Abstract
Near Huntington Lake in the central Sierra Nevada are three peaks formed of Cenozoic olivine-sanidine trachybasalt. Intrusive masses form Black Point and Red Mountain; Chinese Peak is capped by flows. The Black Point mass, largest of the exposures, is half a mile in diameter. Surrounding rocks are Mesozoic granites.
Most of the trachybasalts consist of granular mosaics of sanidine crystals, which are densely crowded with microlites and minute granules of plagioclase (An∼50), augite, and magnetite, and contain abundant phenocrysts and microphenocrysts of olivine and augite. Sanidine content of holocrystalline specimens ranges from 15 to 30 per cent, olivine ranges from 5 to 25 per cent, and augite from 20 to 30 per cent. The rocks contain many vuggy ellipsoidal masses of augite and sanidine and ellipsoidal aggregates of augite. Many of the larger augite crystals are poikilitic and enclose numerous anhedra of sanidine.

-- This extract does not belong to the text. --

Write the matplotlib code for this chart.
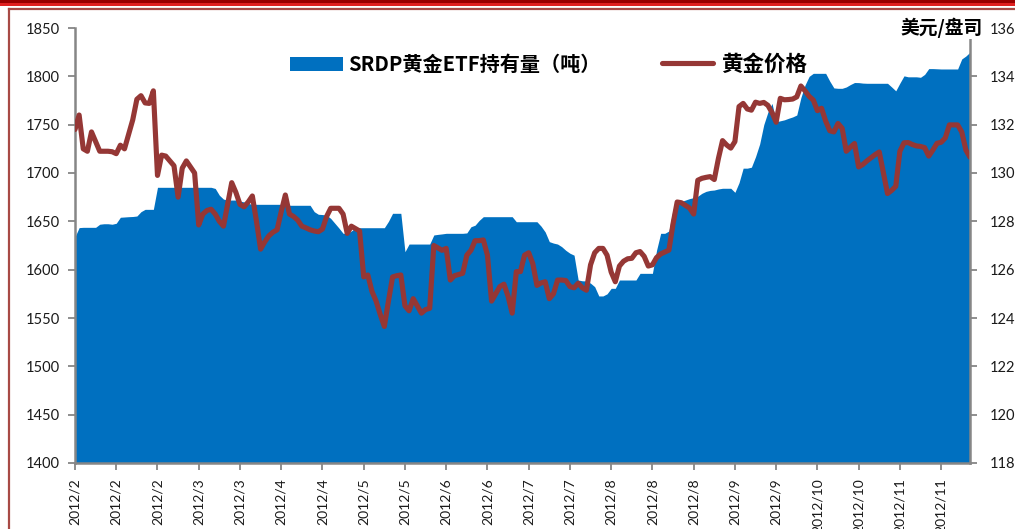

The average chemical composition of 3 analyzed specimens of intrusive trachybasalt and one of the extrusive type is SiO2 = 54 per cent, A12CO3 = 14, Fe2O3 + FeO = 9, MgO = 7, CaO =7, Na2O = 3, K2O = 3, and TiO2 = l.
Magmatic differentiation is inadequate to explain the composition of the rocks. Assimilation of granitic rock is shown by relationships of xenoliths and xenocrysts, and the origin of the trachybasalts seems best explained as the result of assimilation of large quantities of wall rock in a basaltic magma.